- _Exercise prompt_
Retype exactly what runs from the first line of the data to the line with "ax.plot(x, ro, color='#000080', lw=1.8, label='RO')", keeping both of those lines and skipping pictures.

- _Dataset excerpt_
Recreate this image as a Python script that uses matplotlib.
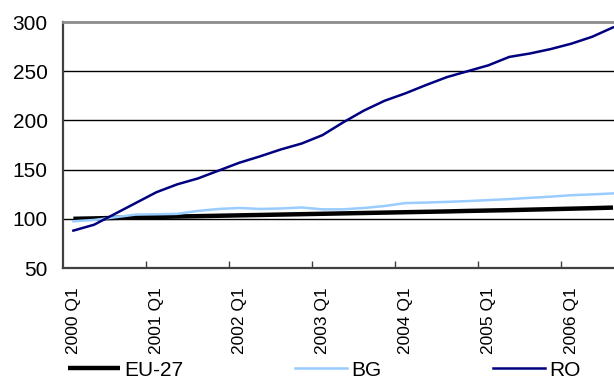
import matplotlib.pyplot as plt
import numpy as np

plt.rcParams['font.family'] = ['Liberation Sans', 'DejaVu Sans']

# quarterly index, 2000 Q1 = first point
quarters = [f"{y} Q{q}" for y in range(2000, 2007) for q in range(1, 5)][:27]

eu27 = [100.0, 100.4, 100.9, 101.4, 101.9, 102.3, 102.7, 103.1, 103.5, 103.9,
        104.3, 104.7, 105.1, 105.5, 105.9, 106.3, 106.7, 107.1, 107.5, 108.0,
        108.4, 108.8, 109.3, 109.8, 110.3, 110.8, 111.4]
bg = [97.5, 98.8, 101.5, 104.3, 104.6, 105.0, 108.0, 110.0, 111.0, 110.0,
      110.5, 111.5, 109.6, 109.6, 111.0, 113.0, 116.0, 116.5, 117.2, 118.0,
      119.0, 120.0, 121.3, 122.5, 124.0, 124.8, 125.8]
ro = [88.0, 94.0, 105.0, 116.0, 127.0, 135.0, 141.0, 149.0, 157.0, 163.5,
      170.5, 176.5, 185.0, 198.0, 210.0, 220.0, 227.5, 236.0, 244.0, 250.0,
      256.0, 264.5, 268.0, 272.5, 278.0, 285.0, 294.5]

x = np.arange(len(quarters))

fig = plt.figure(figsize=(6.14, 3.8), dpi=100)
ax = fig.add_axes([63 / 614, 1 - 268 / 380, 1 - 63 / 614, 246 / 380])

ax.plot(x, eu27, color='black', lw=3.2, label='EU-27', solid_capstyle='butt')
ax.plot(x, bg, color='#99ccff', lw=1.8, label='BG')
ax.plot(x, ro, color='#000080', lw=1.8, label='RO')

ax.set_ylim(50, 300)
ax.set_xlim(-0.5, 26.05)
ax.set_yticks([50, 100, 150, 200, 250, 300])
ax.tick_params(axis='y', length=0, pad=11, labelsize=15)

# year boundaries get the tick marks, labels sit on the Q1 categories
ax.set_xticks(np.arange(3.5, 26, 4))
ax.set_xticklabels([])
ax.set_xticks(x[::4], minor=True)
ax.set_xticklabels(quarters[::4], minor=True, rotation=90)
ax.tick_params(axis='x', which='major', direction='in', length=5, width=1, color='#404040')
ax.tick_params(axis='x', which='minor', length=0, pad=14, labelsize=12.5)

for y in [100, 150, 200, 250]:
    ax.axhline(y, color='black', lw=1, zorder=0)

ax.spines['right'].set_visible(False)
ax.spines['top'].set_color('#8c8c8c')
ax.spines['top'].set_linewidth(2)
ax.spines['left'].set_color('#404040')
ax.spines['left'].set_linewidth(1.6)
ax.spines['bottom'].set_color('#404040')
ax.spines['bottom'].set_linewidth(1.6)

fig.legend(loc='center left', bbox_to_anchor=(60 / 614, 1 - 370 / 380), ncol=3,
           frameon=False, fontsize=15, handlelength=2.5, handletextpad=0.2,
           columnspacing=5.35, borderaxespad=0)

fig.savefig('out.png', dpi=100)
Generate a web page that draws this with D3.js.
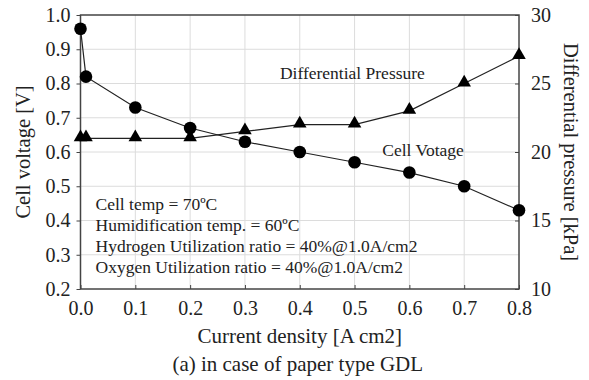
<!DOCTYPE html>
<html lang="en">
<head>
  <meta charset="UTF-8">
  <title>Cell voltage and differential pressure - paper type GDL</title>
  <script src="https://d3js.org/d3.v7.min.js"></script>
  <style>
    body { margin: 0; background: #fff; font-family: "Liberation Serif", "Times New Roman", serif; }
    svg text { font-family: "Liberation Serif", "Times New Roman", serif; fill: #222; }
    .grid line { stroke: #dcdcdc; stroke-width: 1; }
  </style>
</head>
<body>
<div id="chart"></div>
<script>
const current = [0.0, 0.01, 0.1, 0.2, 0.3, 0.4, 0.5, 0.6, 0.7, 0.8];
const voltage = [0.96, 0.82, 0.73, 0.67, 0.63, 0.60, 0.57, 0.54, 0.50, 0.43];
const pressure = [21, 21, 21, 21, 21.5, 22, 22, 23, 25, 27];
const xTicks = [0.0, 0.1, 0.2, 0.3, 0.4, 0.5, 0.6, 0.7, 0.8];
const yTicks = [0.2, 0.3, 0.4, 0.5, 0.6, 0.7, 0.8, 0.9, 1.0];
const pTicks = [10, 15, 20, 25, 30];
const notes = [
  "Cell temp = 70\u00BAC",
  "Humidification temp. = 60\u00BAC",
  "Hydrogen Utilization ratio = 40%@1.0A/cm2",
  "Oxygen Utilization ratio = 40%@1.0A/cm2"
];

const width = 589, height = 380;
const margin = {top: 15, right: 70, bottom: 91, left: 80.5};
const innerW = width - margin.left - margin.right;
const innerH = height - margin.top - margin.bottom;

const svg = d3.select("#chart").append("svg")
  .attr("width", width)
  .attr("height", height);

const g = svg.append("g")
  .attr("transform", `translate(${margin.left},${margin.top})`);

const x = d3.scaleLinear().domain([0, 0.8]).range([0, innerW]);
const y = d3.scaleLinear().domain([0.2, 1.0]).range([innerH, 0]);
const yp = d3.scaleLinear().domain([10, 30]).range([innerH, 0]);

// grid
const grid = g.append("g").attr("class", "grid");
grid.selectAll(".vx").data(xTicks.slice(1, -1)).enter().append("line")
  .attr("x1", d => x(d)).attr("x2", d => x(d))
  .attr("y1", 0).attr("y2", innerH);
grid.selectAll(".hy").data(yTicks.slice(1, -1)).enter().append("line")
  .attr("x1", 0).attr("x2", innerW)
  .attr("y1", d => y(d)).attr("y2", d => y(d));

// axes
const xAxis = g.append("g")
  .attr("transform", `translate(0,${innerH})`)
  .call(d3.axisBottom(x).tickValues(xTicks).tickFormat(d3.format(".1f")).tickSizeInner(-4).tickSizeOuter(0).tickPadding(12));
const yAxis = g.append("g")
  .call(d3.axisLeft(y).tickValues(yTicks).tickFormat(d3.format(".1f")).tickSizeInner(4).tickSizeOuter(0).tickPadding(6));
const pAxis = g.append("g")
  .attr("transform", `translate(${innerW},0)`)
  .call(d3.axisRight(yp).tickValues(pTicks).tickSizeInner(-4).tickSizeOuter(0).tickPadding(12));

[xAxis, yAxis, pAxis].forEach(a => {
  a.select(".domain").remove();
  a.selectAll("line").attr("stroke", "#444");
  a.selectAll("text").attr("font-size", 20).attr("fill", "#222");
});

// frame
g.append("rect")
  .attr("width", innerW).attr("height", innerH)
  .attr("fill", "none").attr("stroke", "#444").attr("stroke-width", 1.5);

// lines
const vLine = d3.line().x((d, i) => x(current[i])).y(d => y(d));
const pLine = d3.line().x((d, i) => x(current[i])).y(d => yp(d));

g.append("path").datum(pressure)
  .attr("d", pLine).attr("fill", "none").attr("stroke", "#222").attr("stroke-width", 1.2);
g.append("path").datum(voltage)
  .attr("d", vLine).attr("fill", "none").attr("stroke", "#222").attr("stroke-width", 1.2);

// markers
g.selectAll(".tri").data(pressure).enter().append("path")
  .attr("d", d3.symbol().type(d3.symbolTriangle).size(80))
  .attr("transform", (d, i) => `translate(${x(current[i])},${yp(d) - 1})`)
  .attr("fill", "#000");
g.selectAll(".dot").data(voltage).enter().append("circle")
  .attr("cx", (d, i) => x(current[i]))
  .attr("cy", d => y(d))
  .attr("r", 6.3)
  .attr("fill", "#000");

// series labels
g.append("text")
  .attr("x", x(0.496)).attr("y", y(0.813))
  .attr("text-anchor", "middle").attr("font-size", 17.5)
  .text("Differential Pressure");
g.append("text")
  .attr("x", x(0.625)).attr("y", y(0.588))
  .attr("text-anchor", "middle").attr("font-size", 17.5)
  .text("Cell Votage");

// conditions
g.selectAll(".note").data(notes).enter().append("text")
  .attr("x", 15)
  .attr("y", (d, i) => y(0.432) + i * 21)
  .attr("font-size", 17.5)
  .text(d => d);

// axis titles
svg.append("text")
  .attr("x", margin.left + innerW / 2).attr("y", 343)
  .attr("text-anchor", "middle").attr("font-size", 21)
  .text("Current density [A cm2]");
svg.append("text")
  .attr("x", margin.left + innerW / 2 - 2).attr("y", 371)
  .attr("text-anchor", "middle").attr("font-size", 21)
  .text("(a) in case of paper type GDL");
svg.append("text")
  .attr("transform", `translate(30,${margin.top + innerH / 2}) rotate(-90)`)
  .attr("text-anchor", "middle").attr("font-size", 20.5)
  .text("Cell voltage [V]");
svg.append("text")
  .attr("transform", `translate(564,${margin.top + innerH / 2}) rotate(90)`)
  .attr("text-anchor", "middle").attr("font-size", 20.5)
  .text("Differential pressure [kPa]");
</script>
</body>
</html>
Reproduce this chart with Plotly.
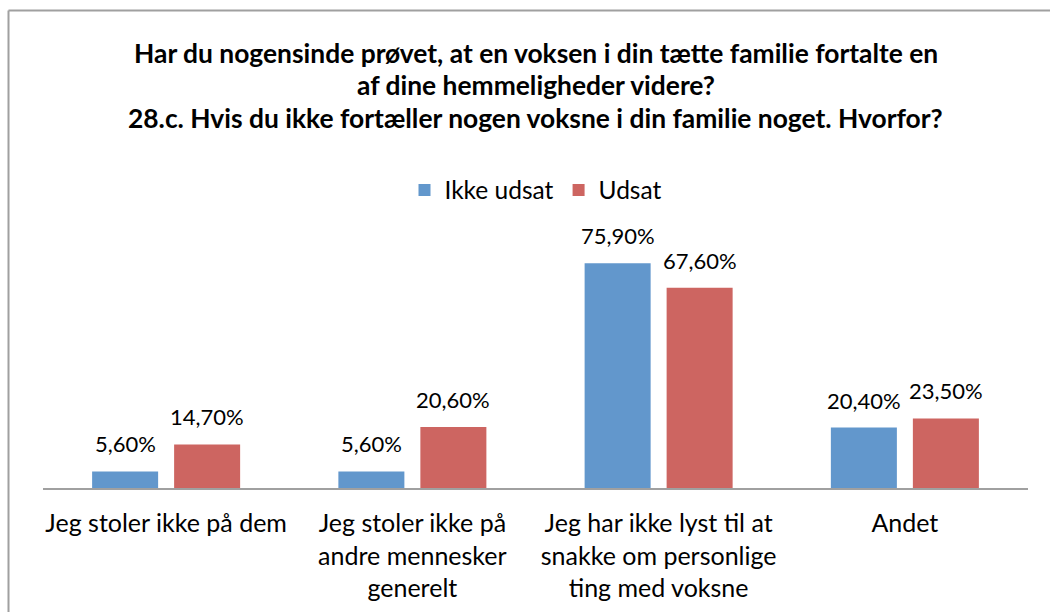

- _Correct result_
Recreate this image as a Python script that uses matplotlib.
import matplotlib.pyplot as plt
import numpy as np

plt.rcParams['font.family'] = ['Liberation Sans', 'DejaVu Sans']

# quarterly index, 2000 Q1 = first point
quarters = [f"{y} Q{q}" for y in range(2000, 2007) for q in range(1, 5)][:27]

eu27 = [100.0, 100.4, 100.9, 101.4, 101.9, 102.3, 102.7, 103.1, 103.5, 103.9,
        104.3, 104.7, 105.1, 105.5, 105.9, 106.3, 106.7, 107.1, 107.5, 108.0,
        108.4, 108.8, 109.3, 109.8, 110.3, 110.8, 111.4]
bg = [97.5, 98.8, 101.5, 104.3, 104.6, 105.0, 108.0, 110.0, 111.0, 110.0,
      110.5, 111.5, 109.6, 109.6, 111.0, 113.0, 116.0, 116.5, 117.2, 118.0,
      119.0, 120.0, 121.3, 122.5, 124.0, 124.8, 125.8]
ro = [88.0, 94.0, 105.0, 116.0, 127.0, 135.0, 141.0, 149.0, 157.0, 163.5,
      170.5, 176.5, 185.0, 198.0, 210.0, 220.0, 227.5, 236.0, 244.0, 250.0,
      256.0, 264.5, 268.0, 272.5, 278.0, 285.0, 294.5]

x = np.arange(len(quarters))

fig = plt.figure(figsize=(6.14, 3.8), dpi=100)
ax = fig.add_axes([63 / 614, 1 - 268 / 380, 1 - 63 / 614, 246 / 380])

ax.plot(x, eu27, color='black', lw=3.2, label='EU-27', solid_capstyle='butt')
ax.plot(x, bg, color='#99ccff', lw=1.8, label='BG')
ax.plot(x, ro, color='#000080', lw=1.8, label='RO')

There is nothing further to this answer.